Je savais déjà qu’ils étaient loin d’être idiots chez Introversion, le studio qui a développé ce jeu. Mais là, j’ai vraiment été scotché par la perversité de leur montage. Pervers, car le Taser, les gardes armés, doivent faire l’objet d’une recherche préalable (tu payes une certaine somme de l’argent du jeu, et tu attends que la recherche soit terminée). Or dans un jeu vidéo, ce que l’on obtient via une recherche est forcément positif. Mais dans Prison Architect, à chaque progression dans les technologies de la branche “Sécurité”, on fait monter le niveau de violence dans la prison. Et il est bien sûr impossible de revenir en arrière, c’est psychologique : avec mes 6 gardes armés, j’ai quand même une baston tous les jours… ça serait quoi sans les gardes armés ? Et donc, énervé par les petites magouilles de tes prisonniers, tu te lances dans cette course à la sécurité, que le jeu te présente comme légitime, sans savoir que tu es en train de pourrir ta partie. Alors bien sûr, ça m’a frappé quand j’ai compris cet aspect du jeu, et pas seulement parce que j’habite en France en décembre 2015 : devoir lutter contre ses réflexes de violence, ça arrive à tout le monde. Quand je donne un cours au collège par exemple, je dois faire attention au réflexe qui est de monter le niveau de ma voix quand quelqu’un se met à parler à son voisin, car ça l’autorise seulement à parler un peu plus fort.

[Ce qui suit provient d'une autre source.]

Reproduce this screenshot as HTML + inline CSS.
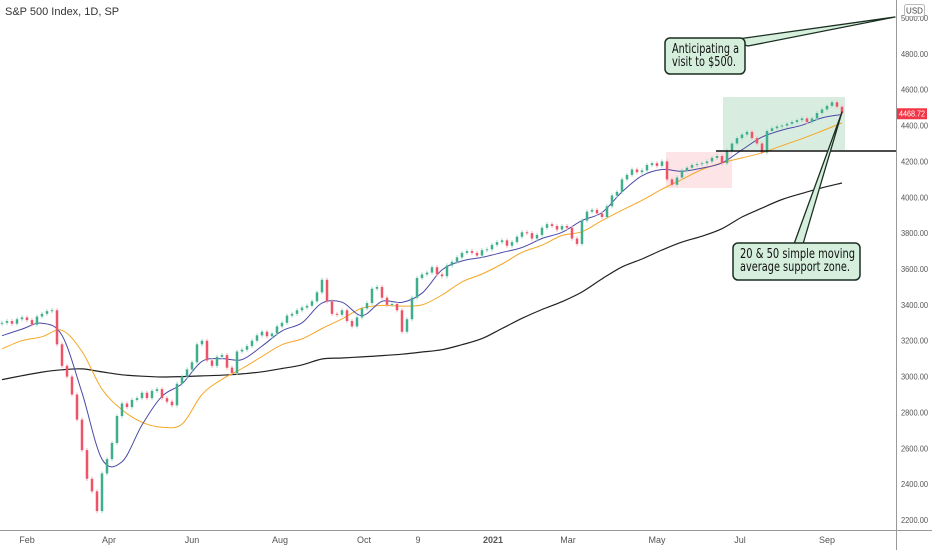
<!DOCTYPE html>
<html><head><meta charset="utf-8">
<style>
html,body{margin:0;padding:0;background:#fff;}
svg{display:block;font-family:"Liberation Sans",sans-serif;}
</style></head>
<body>
<svg id="chart" width="932" height="550" viewBox="0 0 932 550" xmlns="http://www.w3.org/2000/svg">
<rect x="0" y="0" width="932" height="550" fill="#fff"/>
<g id="zones"></g>
<g id="ma"></g>
<g id="candles"></g>
<g id="axes"></g>
<g id="notes"></g>
<text x="5" y="15" font-size="11" fill="#333">S&amp;P 500 Index, 1D, SP</text>
</svg>
<script>
const closes = [3300,3310,3295,3320,3330,3315,3290,3335,3350,3365,3370,3180,3060,3000,2900,2760,2590,2430,2360,2250,
2460,2540,2630,2780,2850,2830,2870,2880,2910,2880,2920,2930,2880,2860,2840,2960,3000,3040,3080,3180,
3200,3090,3060,3110,3120,3050,3020,3140,3150,3170,3200,3230,3250,3225,3240,3280,3300,3340,3350,3370,
3385,3395,3420,3470,3540,3420,3350,3345,3370,3310,3280,3330,3380,3410,3490,3500,3440,3400,3405,3370,
3250,3320,3440,3550,3570,3580,3610,3570,3560,3620,3640,3665,3690,3700,3690,3675,3705,3710,3735,3750,
3760,3730,3750,3780,3805,3800,3770,3790,3830,3850,3840,3820,3840,3830,3770,3740,3870,3920,3930,3910,
3890,3950,4010,4030,4100,4125,4155,4140,4150,4180,4190,4175,4200,4100,4070,4110,4150,4165,4180,4185,
4190,4200,4220,4230,4190,4260,4300,4330,4350,4365,4330,4300,4250,4370,4385,4395,4400,4410,4420,4430,
4440,4420,4440,4470,4490,4510,4530,4505,4469];
const ma20 = [3228,3265,3298,3230,2910,2540,2525,2730,2890,2960,3085,3100,3095,3170,3255,3300,3410,3415,3340,3420,3414,3465,3595,3645,3665,3692,3720,3770,3805,3870,3915,4030,4120,4155,4145,4163,4192,4265,4336,4375,4402,4443,4462];
const ma50 = [3155,3200,3222,3258,3140,2930,2815,2745,2718,2735,2900,2985,3045,3112,3178,3210,3268,3322,3382,3397,3393,3400,3455,3528,3572,3628,3693,3733,3787,3808,3870,3928,3983,4045,4100,4155,4192,4220,4248,4288,4327,4370,4415];
const ma200 = [2983,3005,3025,3038,3043,3026,3010,3002,2998,3000,3004,3008,3015,3027,3045,3065,3098,3104,3110,3117,3125,3137,3150,3178,3212,3268,3325,3374,3418,3472,3545,3612,3656,3706,3750,3783,3825,3890,3940,3988,4022,4053,4080];
const yTicks = [5000,4800,4600,4400,4200,4000,3800,3600,3400,3200,3000,2800,2600,2400,2200];
const xLabels = ["Feb","Apr","Jun","Aug","Oct","9","2021","Mar","May","Jul","Sep"];
const xLabelIdx = [5,21.4,38,55.6,72.4,83.2,98.2,113.2,131,147.6,165];
const lastPrice = 4468.72;

const NS="http://www.w3.org/2000/svg";
function Y(p){return 18+(5000-p)*0.1793;}
function X(i){return 2+5*i;}
function XM(k){return 2+20*k;}
function mk(tag,attrs,parent){const e=document.createElementNS(NS,tag);for(const k in attrs)e.setAttribute(k,attrs[k]);parent.appendChild(e);return e;}

const zones=document.getElementById('zones');
let z1=mk('rect',{x:666,y:152,width:66,height:36,fill:'rgba(242,54,69,0.13)'},zones);


let z2=mk('rect',{x:723,y:97,width:122,height:53,fill:'rgba(76,175,110,0.22)'},zones);



const maG=document.getElementById('ma');
function line(arr,color,w,name){
  const pts=arr.map((v,k)=>[XM(k),Y(v)]);
  let d='M'+pts[0][0]+' '+pts[0][1].toFixed(1);
  for(let k=0;k<pts.length-1;k++){
    const p0=pts[k-1]||pts[k],p1=pts[k],p2=pts[k+1],p3=pts[k+2]||p2;
    const c1=[p1[0]+(p2[0]-p0[0])/6,p1[1]+(p2[1]-p0[1])/6];
    const c2=[p2[0]-(p3[0]-p1[0])/6,p2[1]-(p3[1]-p1[1])/6];
    d+=' C'+c1[0].toFixed(1)+' '+c1[1].toFixed(1)+' '+c2[0].toFixed(1)+' '+c2[1].toFixed(1)+' '+p2[0]+' '+p2[1].toFixed(1);
  }
  const p=mk('path',{d:d,fill:'none',stroke:color,'stroke-width':w,'stroke-linejoin':'round'},maG);
  
  
}
line(ma200,'#222',1.2,'sma-200-line');
line(ma50,'#f5a623',1,'sma-50-line');
line(ma20,'#4a4aa8',1,'sma-20-line');

const cg=document.getElementById('candles');
closes.forEach((c,i)=>{
  const o=i?closes[i-1]:c-5;
  const up=c>=o;
  const col=up?'#3fae8c':'#ef5367';
  const hi=Math.max(o,c)+12, lo=Math.min(o,c)-12;
  const x=X(i);
  const w=mk('line',{x1:x,x2:x,y1:Y(hi),y2:Y(lo),stroke:up?'#a7dccb':'#f6b3bd','stroke-width':1},cg);
  
  
  const top=Y(Math.max(o,c)), bot=Y(Math.min(o,c));
  const b=mk('rect',{x:x-1.25,y:top,width:2.5,height:Math.max(1,bot-top),fill:col},cg);
  
  
});

const ax=document.getElementById('axes');
let al=mk('line',{x1:896.5,x2:896.5,y1:0,y2:550,stroke:'#999','stroke-width':1},ax);


let bl=mk('line',{x1:0,x2:932,y1:530.5,y2:530.5,stroke:'#999','stroke-width':1},ax);


yTicks.forEach(t=>{
  const tx=mk('text',{x:901,y:Y(t)+3,'font-size':8,fill:'#555',textLength:27,lengthAdjust:'spacingAndGlyphs'},ax);
  tx.textContent=t.toFixed(2);
  
  
});
xLabels.forEach((l,j)=>{
  const tx=mk('text',{x:X(xLabelIdx[j]),y:543,'font-size':9,fill:'#555','text-anchor':'middle','font-weight':l==='2021'?'bold':'normal'},ax);
  tx.textContent=l;
  
  
});
let usd=mk('rect',{x:904.5,y:4.5,width:20,height:12,rx:2,fill:'#fff',stroke:'#bbb'},ax);


let ut=mk('text',{x:914.5,y:13.5,'font-size':8,fill:'#444','text-anchor':'middle'},ax);
ut.textContent='USD';


const ly=Y(lastPrice);
let badge=mk('rect',{x:897,y:ly-5,width:30,height:11,fill:'#f23645'},ax);


let bt=mk('text',{x:912,y:ly+3.2,'font-size':8,fill:'#fff','text-anchor':'middle',textLength:26,lengthAdjust:'spacingAndGlyphs'},ax);
bt.textContent=lastPrice.toFixed(2);



const ng=document.getElementById('notes');
let hl=mk('line',{x1:716,x2:896,y1:151,y2:151,stroke:'#111','stroke-width':1.5},ng);


function callout(bx,by,bw,bh,tail,lines,name){
  const g=mk('g',{},ng);
  
  
  mk('polygon',{points:tail,fill:'#d6efdc',stroke:'#1a2e22','stroke-width':1.3,'stroke-linejoin':'round'},g);
  mk('rect',{x:bx,y:by,width:bw,height:bh,rx:5,fill:'#d6efdc',stroke:'#1a2e22','stroke-width':1.5},g);
  lines.forEach((t,k)=>{
    const tx=mk('text',{x:bx+7,y:by+15+k*13,'font-size':13,fill:'#111','font-family':'DejaVu Sans, sans-serif',textLength:t[1],lengthAdjust:'spacingAndGlyphs'},g);
    tx.textContent=t[0];
    
    
  });
}
callout(665,38,80,36,'738,39 895,17 748,46 745,45',[['Anticipating a',67],['visit to $500.',64]],'target-callout');
callout(733,243,127,37,'794,244 842,112 803,244',[['20 & 50 simple moving',115],['average support zone.',110]],'support-callout');
</script>
</body></html>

Voilà, vous pouvez penser que je vais un peu loin, car après tout, c’est juste un jeu vidéo. Mais en ayant regardé les vidéos de présentation des 36 (!) versions alpha, qui sont une sorte de journal de bord de la création du jeu, j’ai pu voir que l’équipe pensait vraiment les fonctionnalités du jeu… Par exemple, le choix du Taser, dont l’usage est dénoncé par Amnesty International, n’est pas anodin. Ou encore, ce passage – en anglais – où la peine de mort est introduite dans le jeu, est intéressant : https://www.youtube.com/watch?v=S7im85MDoxA&feature=youtu.be&t=12m40s
Je vous laisse avec quelques captures d’écran et des bises.